On March twenty-ninth, he again consulted the Cabinet.(17) A great deal of water had run under the mill since they gave their opinions on March sixteenth. The voice of the people was still a bewildering roar, but out of that roar most of the Cabinet seemed to hear definite words. They were convinced that the North was veering toward a warlike mood. The phrase “masterly inactivity,” which had been applied to the government’s course admiringly a few weeks before, was now being applied satirically. Republican extremists were demanding action. A subtle barometer was the Secretary of the Treasury. Now, as on the sixteenth, he craftily said something without saying it. After juggling the word “if,” he assumed his “if” to be a fact and concluded, “If war is to be the result, I perceive no reason why it may not best be begun in consequence of military resistance to the efforts of the Administration to sustain troops of the Union, stationed under authority of the government in a fort of the Union, in the ordinary course of service.”
This elaborate equivocation, which had all the force of an assertion, was Chase all over! Three other ministers agreed with him except that they did not equivocate. One evaded. Of all those who had stood with Seward on the sixteenth, only one was still in favor of evacuation. Seward stood fast. This reversal of the Cabinet’s position, jumping as it did with Lincoln’s desires, encouraged him to prepare for action. But just as he was about to act his diffidence asserted itself. He authorized the preparation of a relief expedition but withheld sailing orders until further notice.(18) Oh, for Seward’s audacity; for the ability to do one thing or another and take the consequences!

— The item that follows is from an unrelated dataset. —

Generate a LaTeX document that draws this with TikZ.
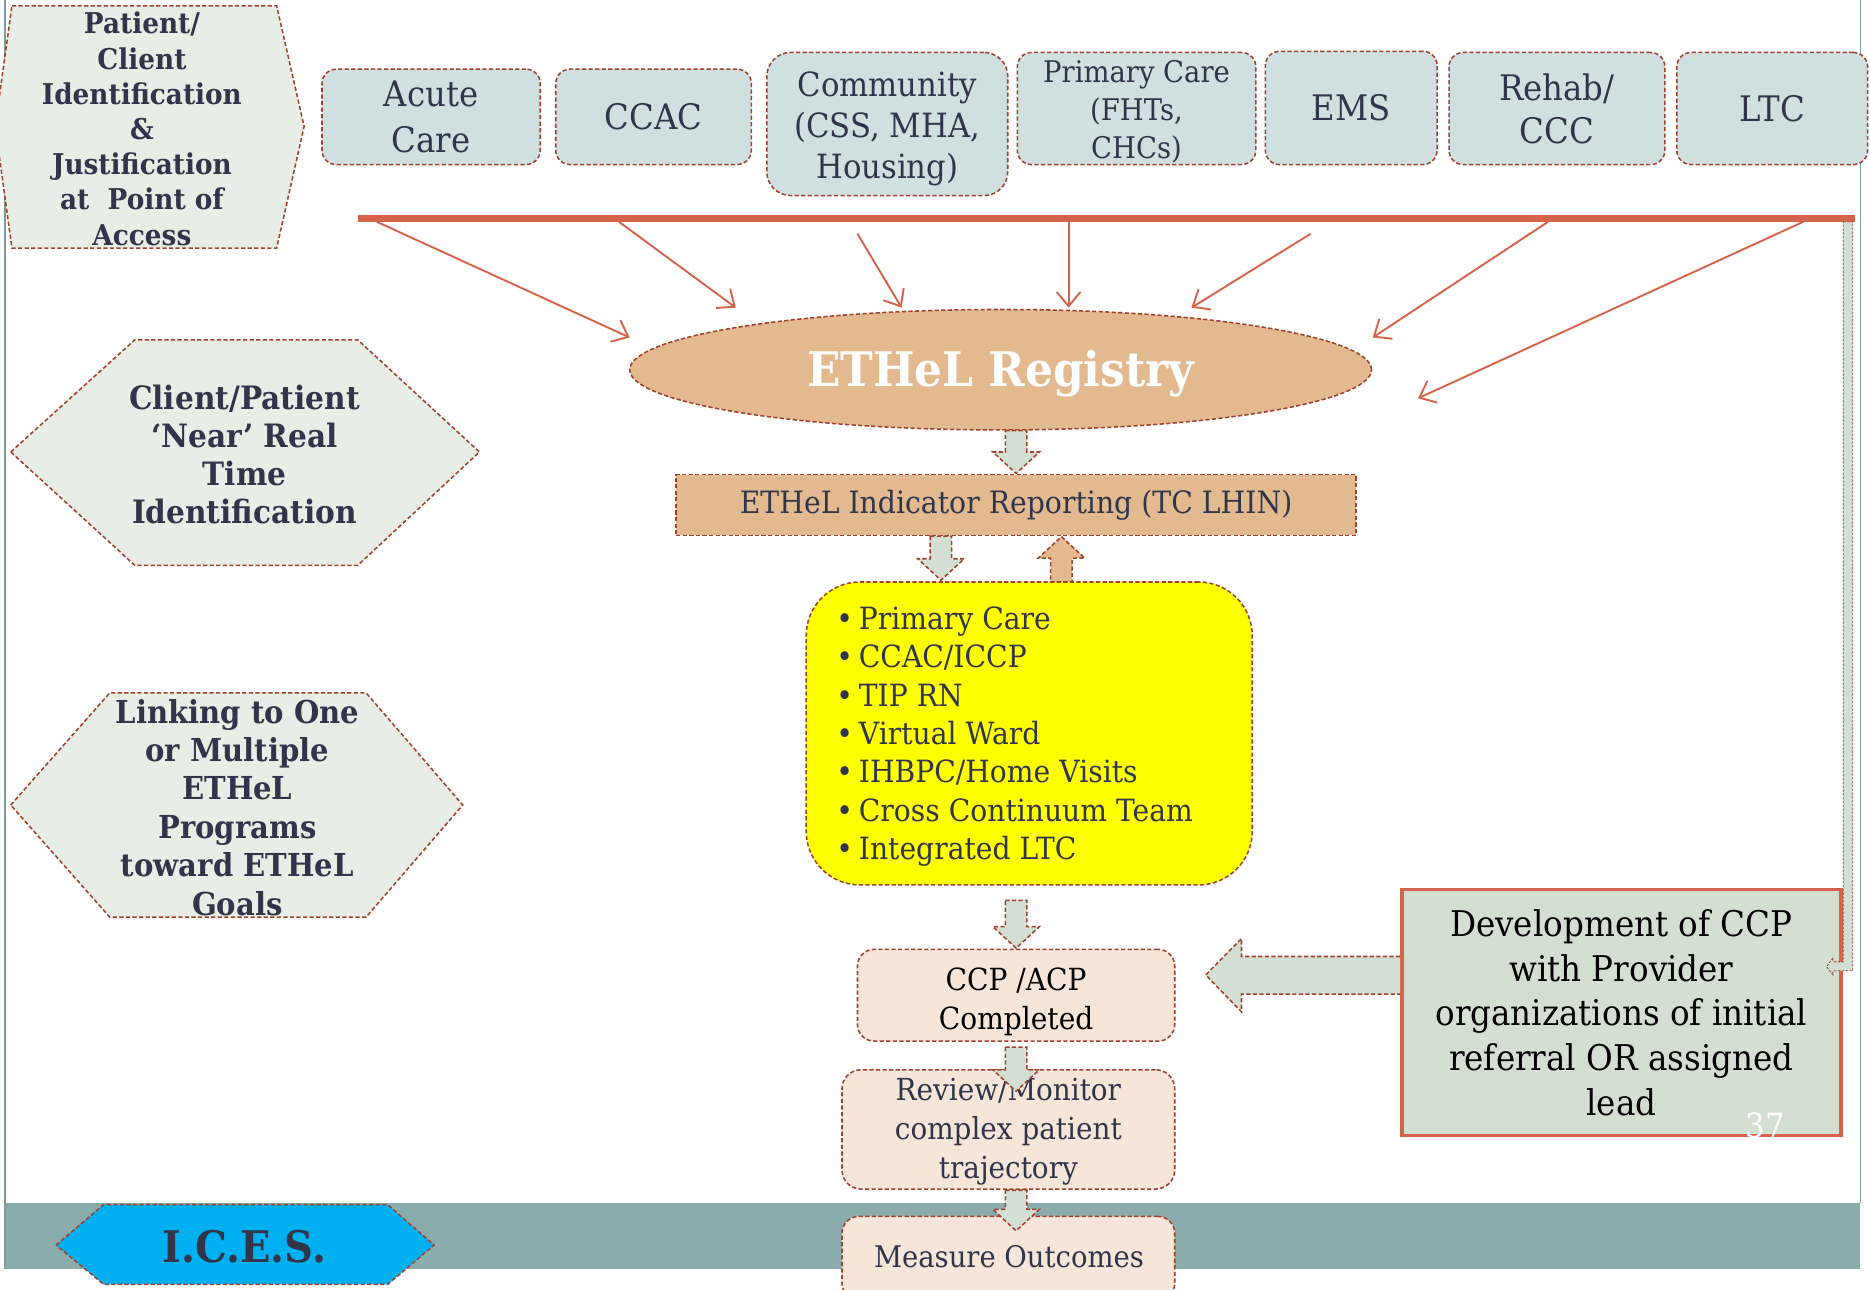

Seward had not foreseen this turn of events. He had little respect for the rest of the Cabinet, and had still to discover that the President, for all his semblance of vacillation, was a great man. Seward was undeniably vain. That the President with such a Secretary of State should judge the strength of a Cabinet vote by counting noses—preposterous! But that was just what this curiously simple-minded President had done. If he went on in his weak, amiable way listening to the time-servers who were listening to the bigots, what would become of the country? And of the Secretary of State and his deep policies? The President must be pulled up short—brought to his senses—taught a lesson or two.